We use nRF Connect v3.3.0 and SDK 15.3.0 and nRF52832.

Thanks

Parents
  • Hi,

    enable notification for "Buttonless Secure DFU without bonds", and write 01 to it, the device directly reboots to DFU mode.

     The DFU start button does the same as you describe. It starts by enabling indications on the buttonless characteristic, then it writes 0x1 to make the app enter Bootloader DFU mode. This should not be any slower than doing it manually. I tried to replicate this as well with the template app, but there was no noticeable delay.  

    Do you have logging/LED indications to indicate what state the board is in during the 100s delay? E.g., if the app or bootloader is running, and if it's an active connection or advertising during this time. 

Reply
  • Hi,

    enable notification for "Buttonless Secure DFU without bonds", and write 01 to it, the device directly reboots to DFU mode.

     The DFU start button does the same as you describe. It starts by enabling indications on the buttonless characteristic, then it writes 0x1 to make the app enter Bootloader DFU mode. This should not be any slower than doing it manually. I tried to replicate this as well with the template app, but there was no noticeable delay.  

    Do you have logging/LED indications to indicate what state the board is in during the 100s delay? E.g., if the app or bootloader is running, and if it's an active connection or advertising during this time. 

Children
  • I managed to capture a wireshark trace of the event which I believe holds the answer, though I don't understand it. At log no 1986 (27 seconds) I push the DFU button. The nRF Connect app queries my app on a number of faulty handles which takes exactly 100 seconds. At log no 2532 nRF Connect writes the DFU attribute and things proceed (though that's not in the log as I didn't capture the bootloader traffic). My app must be declaring something wrong at connection.

    dfu_hang_2.pcapng

  • Thanks for providing the sniffer trace! It looks nRF connect is starting to retrieve information about every attribute handle as soon as you click "DFU start". It would have been interesting to know if it did the same when you do it manually.
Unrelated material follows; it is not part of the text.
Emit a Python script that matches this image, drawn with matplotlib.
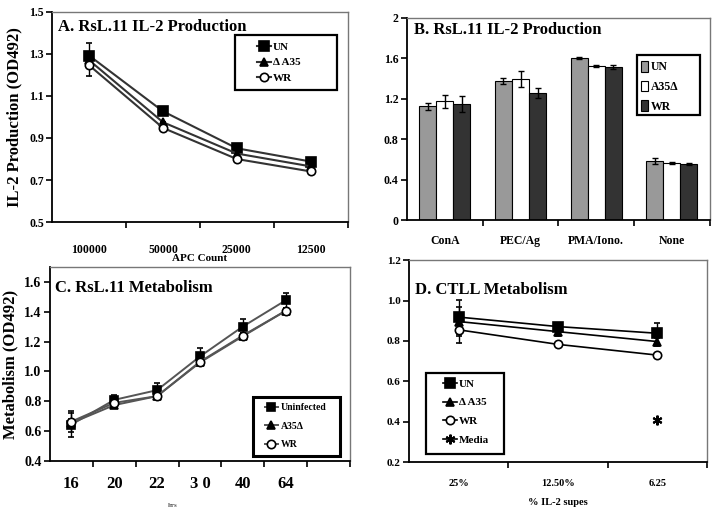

    In any case, the DFU start command appears to get delayed until the service discovery is completed, which takes quite a while considering the large attribute table and long connection interval (400 ms). As a test, please try to use a shorter connection interval and see how it impacts the delay. To do that you can either change the preferred connection interval range in your FW app, or you can make nRF connection ignore the connection parameter update requests from your device.